Arena Football League Cancels 2009 Season
Posted: December 15th, 2008 | Author: Zim | Filed under: Arena Football League | No Comments »
DOA: The AFL another casualty of the economic down turn.
Cash strapped and losing a major credit source amongst the poor economic times, AFL decides to cancel 2009 Season…
Once again big money men including NFL-types seem to have ruined a good thing…am I wrong about this???
Is getting the AFL back in 2010 yet another item for Obama-Jesus to help us with???
by Mike Zimmer, Former Columbus Destroyers Season Ticket Holder
Today, after some capitulation, the Arena Football League announced it was canceling the 2009 season. In a rather craptastic article on the front page of their website, they quoted numerous NFL Ass Clown-types, their hopeful saving graces in saying how disappointed they were in doing so.
In what looks like a rather ugly, poorly disguised plan to help ease the pain for those that follow the league, the AFL tried to paint the big money men in the sport in a grand light in calling out the death of the 2009 season. Now that those big money names like Jerry Jones, Arthur Blank, John Elway and that absolutely awful middle aged woman of an ass clown Jon Bon Jovi are the league’s identity, they made it clear that they didn’t want to be identified as being the ones that killed the season. In other words, they kissed their own ass in telling the public that the season was dead, they were sorry for it and they would try very hard to make a new economic model for the league in the coming years.
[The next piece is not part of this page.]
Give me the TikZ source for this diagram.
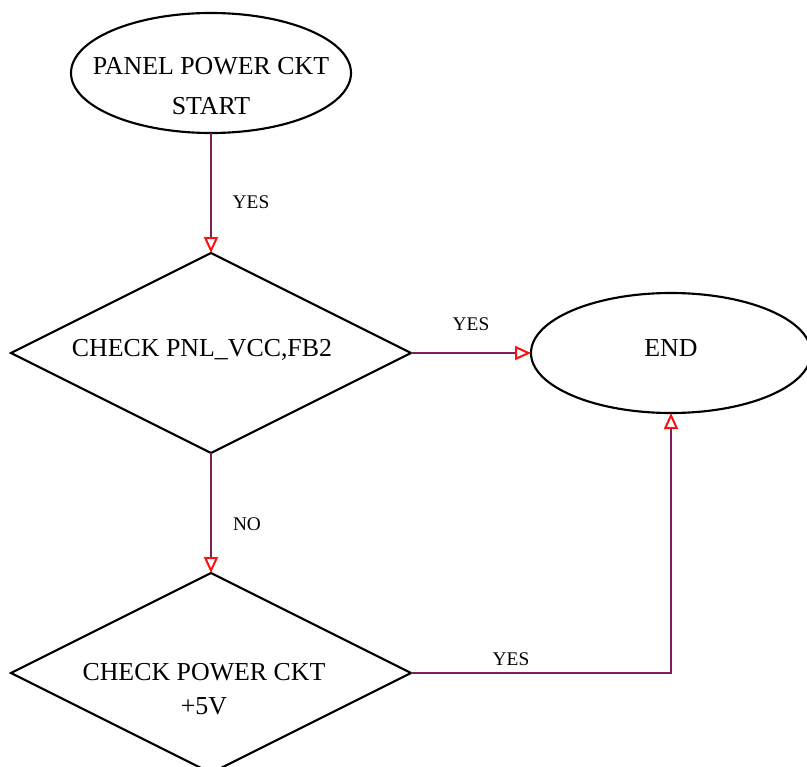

One of the notable reasons for the cancelation was that a major financial backer had fallen on hard times and backed out from offering up much needed cash for the teams to operate. The economic times are hard and trying to squeeze blood from this turnip apparently wasn’t going to be possible this year. That meant that the owners weren’t interested in losing millions on an operation that wasn’t generating the hoped for cash they had bet on year before.
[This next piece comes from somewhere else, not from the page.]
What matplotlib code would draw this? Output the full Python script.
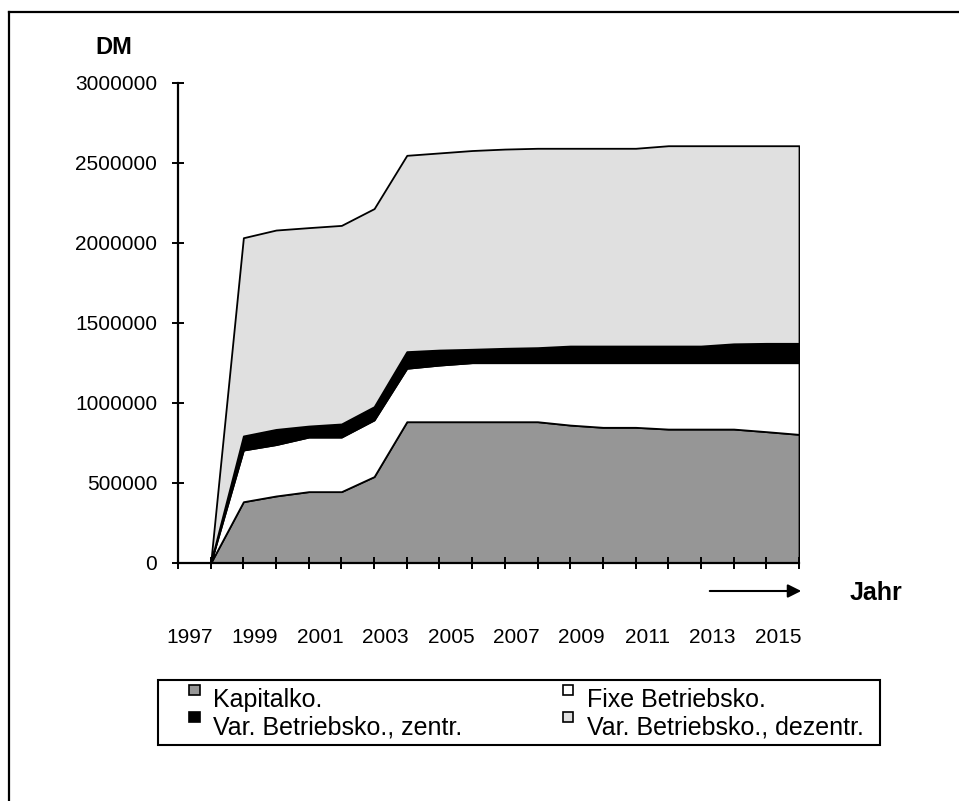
import numpy as np
import matplotlib
matplotlib.use("Agg")
import matplotlib.pyplot as plt
from matplotlib.patches import Patch, FancyArrowPatch, Rectangle
from matplotlib.lines import Line2D
from matplotlib.legend_handler import HandlerPatch

plt.rcParams['font.family'] = ['Liberation Sans', 'DejaVu Sans']

# ---- data (DM) ----
jahre = list(range(1997, 2016))            # categories
punkte = list(range(20))                   # category boundaries where values sit
kapital = [0, 0, 383000, 419000, 446000, 446000, 540000, 883000, 883000, 883000,
           883000, 883000, 862000, 848000, 848000, 837000, 837000, 837000, 821000, 804000]
fixe = [0, 0, 323000, 321000, 341000, 341000, 354000, 334000, 354000, 369000,
        369000, 369000, 390000, 404000, 404000, 415000, 415000, 415000, 431000, 448000]
var_zentr = [0, 0, 88000, 95000, 69000, 82000, 83000, 104000, 94000, 84000,
             90000, 94000, 104000, 104000, 104000, 104000, 104000, 118000, 121000, 121000]
var_dezentr = [0, 0, 1239000, 1246000, 1240000, 1241000, 1238000, 1227000, 1232000, 1242000,
               1245000, 1246000, 1236000, 1236000, 1236000, 1252000, 1252000, 1238000, 1235000, 1235000]
serien = ["Kapitalko.", "Fixe Betriebsko.", "Var. Betriebsko., zentr.", "Var. Betriebsko., dezentr."]
farben = ["#969696", "#ffffff", "#000000", "#e0e0e0"]
yticks = [0, 500000, 1000000, 1500000, 2000000, 2500000, 3000000]

W, H = 959, 801
fig = plt.figure(figsize=(W / 100, H / 100), dpi=100)

# outer frame (left and top visible)
fig.add_artist(Line2D([9 / W, 9 / W], [0, 1 - 12 / H], transform=fig.transFigure, color='black', lw=1.6))
fig.add_artist(Line2D([9 / W, 1], [1 - 12 / H, 1 - 12 / H], transform=fig.transFigure, color='black', lw=1.6))

ax = fig.add_axes([178 / W, 1 - 563 / H, 621 / W, 480 / H])
ax.stackplot(punkte, kapital, fixe, var_zentr, var_dezentr, colors=farben,
             edgecolor='black', linewidth=1.3, labels=serien)
ax.set_xlim(0, 19)
ax.set_ylim(0, 3000000)
for s in ['top', 'right']:
    ax.spines[s].set_visible(False)
for s in ['left', 'bottom']:
    ax.spines[s].set_linewidth(1.6)

ax.set_yticks(yticks)
ax.set_yticklabels([str(v) for v in yticks], fontsize=15)
ax.tick_params(axis='y', direction='inout', length=8, width=1.4, pad=11)

ax.set_xticks(punkte)
ax.set_xticklabels([])
ax.tick_params(axis='x', which='major', direction='inout', length=8.5, width=1.4)
lab_pos = [i + 0.5 - 0.15 for i in range(0, len(jahre), 2)]
ax.set_xticks(lab_pos, [str(j) for j in jahre[::2]], minor=True)
ax.tick_params(axis='x', which='minor', length=0, pad=47, labelsize=15)

fig.text(114 / W, 1 - 47 / H, "DM", ha='center', va='center', fontsize=17, fontweight='bold')
fig.text(876 / W, 1 - 593 / H, "Jahr", ha='center', va='center', fontsize=18, fontweight='bold')
fig.add_artist(FancyArrowPatch((707 / W, 1 - 591 / H), (804 / W, 1 - 591 / H), transform=fig.transFigure,
                               arrowstyle='-|>', mutation_scale=20, color='black', lw=1.5))

# legend
fig.add_artist(Rectangle((158 / W, 1 - 745 / H), 722 / W, 65 / H, transform=fig.transFigure,
                         facecolor='white', edgecolor='black', lw=1.5, zorder=1))


def quadrat(legend, orig_handle, xdescent, ydescent, width, height, fontsize):
    s = width
    return Rectangle((-xdescent, -ydescent + height - s * 0.55), s, s)


handles = [Patch(facecolor=c, edgecolor='black', linewidth=1.2) for c in farben]
order = [0, 2, 1, 3]
leg = fig.legend([handles[i] for i in order], [serien[i] for i in order], ncol=2,
                 loc='upper left', bbox_to_anchor=(189 / W, 1 - 688 / H),
                 borderaxespad=0, borderpad=0, fontsize=18, handlelength=0.42, handleheight=0.7,
                 handletextpad=0.55, labelspacing=0.12, columnspacing=4.0, frameon=False,
                 handler_map={Patch: HandlerPatch(patch_func=quadrat)})
leg.set_zorder(2)

fig.savefig("out.png", dpi=100)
I remember the first time I saw the Arena Football League. I watched on ESPN as the spring/summer schedule helped ease my football blues in what was then the “off-season” in the NFL and for College. Back then it was a simpler game, a more novel idea perhaps and to me, something really enjoyable. The nice thing about it was that it was different, the players played for the love of the game and you had a sense that it was distinctly small time and second market oriented. In other words, it was the niche market hitting the big time and that’s the way it started and was successful.
Those late spring and summer weekends even before ESPN2, let alone all of the World Wide Bore Leader’s multi-layered behemoth network, brought us things like the Albany Firebirds versus the Providence Steam Rollers. Or perhaps in the years that followed when the deuce had arrived and this kind of programing was a perfect fit for the experimental new second ESPN channel, they offered us up the Orlando Predators and one of my all-time favorite teams, the Iowa Barnstormers.
Notice some of the names of those teams and cities. Not exactly ready for prime time, not exactly major league cities in some cases. That was when the league truly was something interesting and had some charm about it.
Many of those small time teams still have teams in the AF2 or other indoor leagues and do well in drawing around 5,000-8,000-fans and offering up a rather affordable evening out to watch a unique game. However, that was the life blood of the league back then. But something happened in the coming years afterwards, more and more money got involved and suddenly the league hit the big time.
Then we had the unfortunate addition of all the same people that screw everything up in all the other sports: ego-maniacal NFL types, former NFL players and washed up “rockers” who resemble dried out middle aged New Jersey house wives.
Yes, I am blaming, perhaps wrongly, that the AFL died because of the very people that were supposed to bring it some appeal and marquee value. The game was still enjoyable, but the charm was gone and the product was suddenly not exactly minor league in price. Even if we got a team in Columbus, there were still teams in such pioneering ground as Orlando and San Jose, it was no longer trying to be an operation that catered to it being niche.
Though their mission statement said up front that they were going to try and offer great entertainment for the dollar and promise the fans great bang for their buck, it was soon evident that that wasn’t what was being offered at all.
As a Columbus Destroyer’s season ticket holder, we did get a bargain considering. My buddy Jason and I got two seats, two footballs and two hats for $198 for a 10-games season. However, we were in the bleeders and if we wanted to sit in a good seat it was gonna cost us an arm and a leg. Nearly NHL-scale prices in most cases. Sideline seats at Nationwide Arena were going for around $30/per. That’s too much for a niche sport. And in some arena’s these once affordable seats were gobbled up, throw in with NHL season tickets and un-used, causing another undesirable effect: empty seats on TV. Consider that when the Cincinnati Rockers spent their one season in the Queen City, I paid $10 for a seat in the corner of the end zone.
I just think that since those big names got involved and the league tried to grow too big, too fast and tried to hit the big time when it was truly a niche sport, in the end are the reasons that it’s been killed off for 2009 and perhaps even forever.
I just hope that Obama-Jesus will want to save his hometown Chicago Rush and thus bail out the AFL. I mean, how is this any different than bailing anyone else out? By giving millionaires like Jerry Jones more money to ruin something that was once good, seems like a great idea to me.